━━━ DATA SECTION ━━━

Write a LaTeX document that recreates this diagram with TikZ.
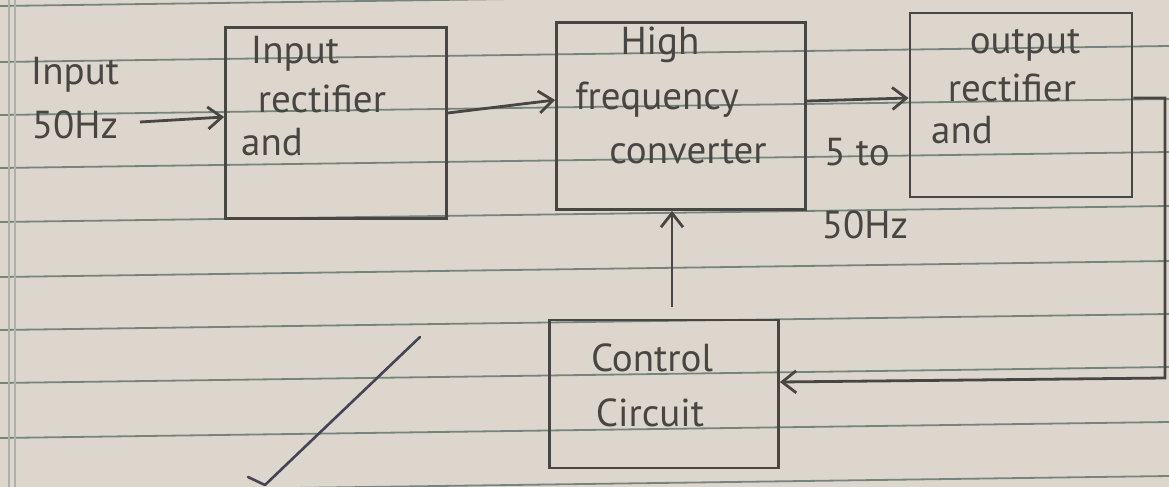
\documentclass[tikz,border=0pt]{standalone}
\usepackage{fontspec}
\setmainfont{PT Sans}
\usetikzlibrary{arrows.meta}
\definecolor{paper}{RGB}{220,214,205}
\definecolor{rulec}{RGB}{118,132,126}
\definecolor{ink}{RGB}{72,70,66}
\definecolor{tick}{RGB}{68,68,86}
\begin{document}
\begin{tikzpicture}[x=0.5pt,y=-0.5pt,
  box/.style={draw=ink,line width=1.4pt,inner sep=0pt},
  lbl/.style={text=ink,font=\fontsize{19.5}{24}\selectfont,inner sep=0pt},
  arr/.style={draw=ink,line width=1.4pt,-{Straight Barb[length=7pt,width=11pt,line width=1.4pt]}},
  ruled/.style={draw=rulec,line width=0.9pt}]
\useasboundingbox (0,0) rectangle (1169,487);
\fill[paper] (0,0) rectangle (1169,487);
% ruled paper
\foreach \y in {6,62,115,168,222,277,330,383,438,492}
  \draw[ruled] (0,\y) -- (1169,\y-16);
\draw[rulec!45!paper,line width=0.6pt] (9,0) -- (9,487);
\draw[rulec!45!paper,line width=0.6pt] (15,0) -- (15,487);
% boxes
\node[box,minimum width=110.5pt,minimum height=95.5pt] (b1) at (336,123) {};
\node[box,minimum width=124.5pt,minimum height=93.5pt] (b2) at (681,116) {};
\node[box,minimum width=111pt,minimum height=92pt] (b3) at (1021,105) {};
\node[box,minimum width=114.5pt,minimum height=74pt] (b4) at (664,394) {};
% texts
\node[lbl] (t0a) at (75,75) {Input};
\node[lbl] (t0b) at (75,125) {50Hz};
\node[lbl] (t1a) at (295,54) {Input};
\node[lbl] (t1b) at (322,99) {rectifier};
\node[lbl] (t1c) at (272,142) {and};
\node[lbl] (t2a) at (660,45) {High};
\node[lbl] (t2b) at (657,100) {frequency};
\node[lbl] (t2c) at (688,152) {converter};
\node[lbl] (t2d) at (857,152) {5 to};
\node[lbl] (t2e) at (865,225) {50Hz};
\node[lbl] (t3a) at (1025,45) {output};
\node[lbl] (t3b) at (1012,88) {rectifier};
\node[lbl] (t3c) at (962,130) {and};
\node[lbl] (t4a) at (652,358) {Control};
\node[lbl] (t4b) at (650,413) {Circuit};
% connectors
\coordinate (inp) at (140,122);
\draw[arr] (inp) -- (b1.west |- 0,117);
\draw[arr] (b1.east |- 0,113) -- (b2.west |- 0,100);
\draw[arr] (b2.east |- 0,101) -- (b3.west |- 0,98);
\draw[arr,shorten <=6pt] (b4.north -| 672,0) -- (b2.south -| 672,0);
\draw[arr] (b3.east |- 0,98) -- (1165,98) -- (1165,378) -- (b4.east |- 0,382);
% tick mark
\draw[tick,line width=1.3pt,line cap=round,line join=round] (248,477) -- (265,485) -- (420,337);
\end{tikzpicture}
\end{document}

━━━

GOAL: Copy the data exactly. Any picture it contains is to be omitted.

FULL OUTPUT:
Write a LaTeX document that recreates this diagram with TikZ.
\documentclass[tikz,border=0pt]{standalone}
\usepackage{fontspec}
\setmainfont{PT Sans}
\usetikzlibrary{arrows.meta}
\definecolor{paper}{RGB}{220,214,205}
\definecolor{rulec}{RGB}{118,132,126}
\definecolor{ink}{RGB}{72,70,66}
\definecolor{tick}{RGB}{68,68,86}
\begin{document}
\begin{tikzpicture}[x=0.5pt,y=-0.5pt,
  box/.style={draw=ink,line width=1.4pt,inner sep=0pt},
  lbl/.style={text=ink,font=\fontsize{19.5}{24}\selectfont,inner sep=0pt},
  arr/.style={draw=ink,line width=1.4pt,-{Straight Barb[length=7pt,width=11pt,line width=1.4pt]}},
  ruled/.style={draw=rulec,line width=0.9pt}]
\useasboundingbox (0,0) rectangle (1169,487);
\fill[paper] (0,0) rectangle (1169,487);
% ruled paper
\foreach \y in {6,62,115,168,222,277,330,383,438,492}
  \draw[ruled] (0,\y) -- (1169,\y-16);
\draw[rulec!45!paper,line width=0.6pt] (9,0) -- (9,487);
\draw[rulec!45!paper,line width=0.6pt] (15,0) -- (15,487);
% boxes
\node[box,minimum width=110.5pt,minimum height=95.5pt] (b1) at (336,123) {};
\node[box,minimum width=124.5pt,minimum height=93.5pt] (b2) at (681,116) {};
\node[box,minimum width=111pt,minimum height=92pt] (b3) at (1021,105) {};
\node[box,minimum width=114.5pt,minimum height=74pt] (b4) at (664,394) {};
% texts
\node[lbl] (t0a) at (75,75) {Input};
\node[lbl] (t0b) at (75,125) {50Hz};
\node[lbl] (t1a) at (295,54) {Input};
\node[lbl] (t1b) at (322,99) {rectifier};
\node[lbl] (t1c) at (272,142) {and};
\node[lbl] (t2a) at (660,45) {High};
\node[lbl] (t2b) at (657,100) {frequency};
\node[lbl] (t2c) at (688,152) {converter};
\node[lbl] (t2d) at (857,152) {5 to};
\node[lbl] (t2e) at (865,225) {50Hz};
\node[lbl] (t3a) at (1025,45) {output};
\node[lbl] (t3b) at (1012,88) {rectifier};
\node[lbl] (t3c) at (962,130) {and};
\node[lbl] (t4a) at (652,358) {Control};
\node[lbl] (t4b) at (650,413) {Circuit};
% connectors
\coordinate (inp) at (140,122);
\draw[arr] (inp) -- (b1.west |- 0,117);
\draw[arr] (b1.east |- 0,113) -- (b2.west |- 0,100);
\draw[arr] (b2.east |- 0,101) -- (b3.west |- 0,98);
\draw[arr,shorten <=6pt] (b4.north -| 672,0) -- (b2.south -| 672,0);
\draw[arr] (b3.east |- 0,98) -- (1165,98) -- (1165,378) -- (b4.east |- 0,382);
% tick mark
\draw[tick,line width=1.3pt,line cap=round,line join=round] (248,477) -- (265,485) -- (420,337);
\end{tikzpicture}
\end{document}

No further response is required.